10 interesting facts about Tokelau

Facts about Tokelau

What do you know about Tokelau? Most people on Earth even don’t know the name of this dwarf country at all. Tokelau is a small group of atolls in the Pacific ocean, inhabited by a small group of local people. Their life is very simple and measured, it doesn’t change over the years. Time has stood still here, and it seems that the inhabitants of this small state is completely satisfied.

Top facts about Tokelau

  1. It is one of the smallest countries in the world, and local total population is about one and a half thousand people only. Pretty impressive! 🙂
  2. There is nothing produced in Tokelau, everything that is on the Islands is brought here from New Zealand. The only thing the locals do on their own is fishing. Sometimes. When they aren’t lazy 🙂
  3. In fact, Tokelau is ruled by the government of New Zealand and the local people had New Zealand passports. The whole country exists at the expense of New Zealand support.
  4. You can get to Tokelau only on a cargo ship as planes don’t fly there.
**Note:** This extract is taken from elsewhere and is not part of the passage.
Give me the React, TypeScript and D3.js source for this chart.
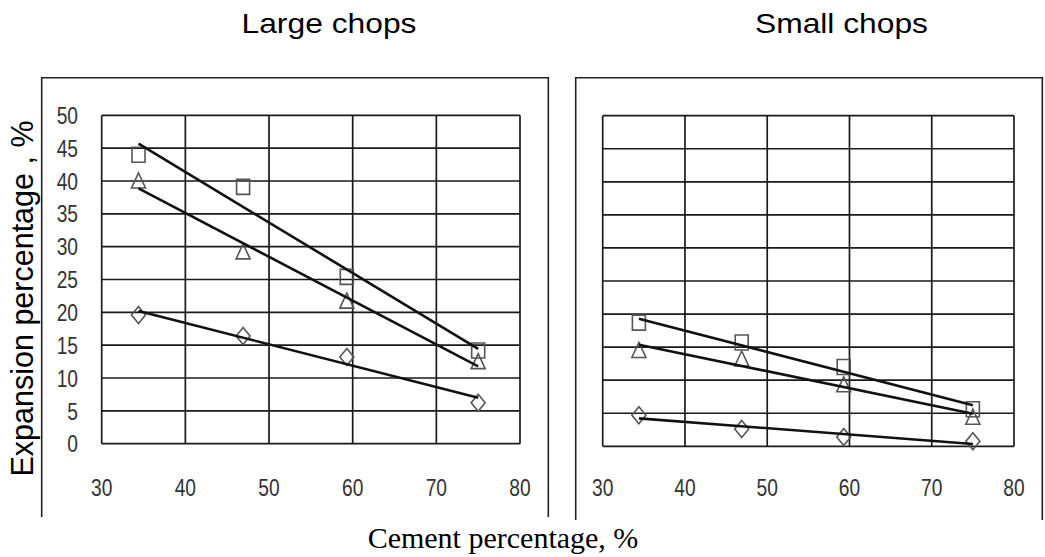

The only way is to sail a ship that comes here from Samoa several times a month. One-way trip will take about three days.
  5. It’s impossible to visit Tokelau without a prior authorization. In addition to the papers, you will have to negotiate with the local elders, if you want to stay on the Islands for at least one night.
  6. All the electricity available here is generated by solar panels. It is the only country in the world where 100% of the electricity consumed comes from the sun. And that’s really great for the ecology!
  7. Selling souvenir coins, postage stamps and national domains in .tk zone brings a significant share to the budget of Tokelau.
  8. The name of the country is translated from the local language as “North wind”.
  9. The official head of Tokelau is the Queen of Great Britain.
  10. Prior to the transition to solar power, all power consumed here in Tokelau was generated by diesel generators. Fuel and maintenance costs were in the order of a million NZ dollars annually.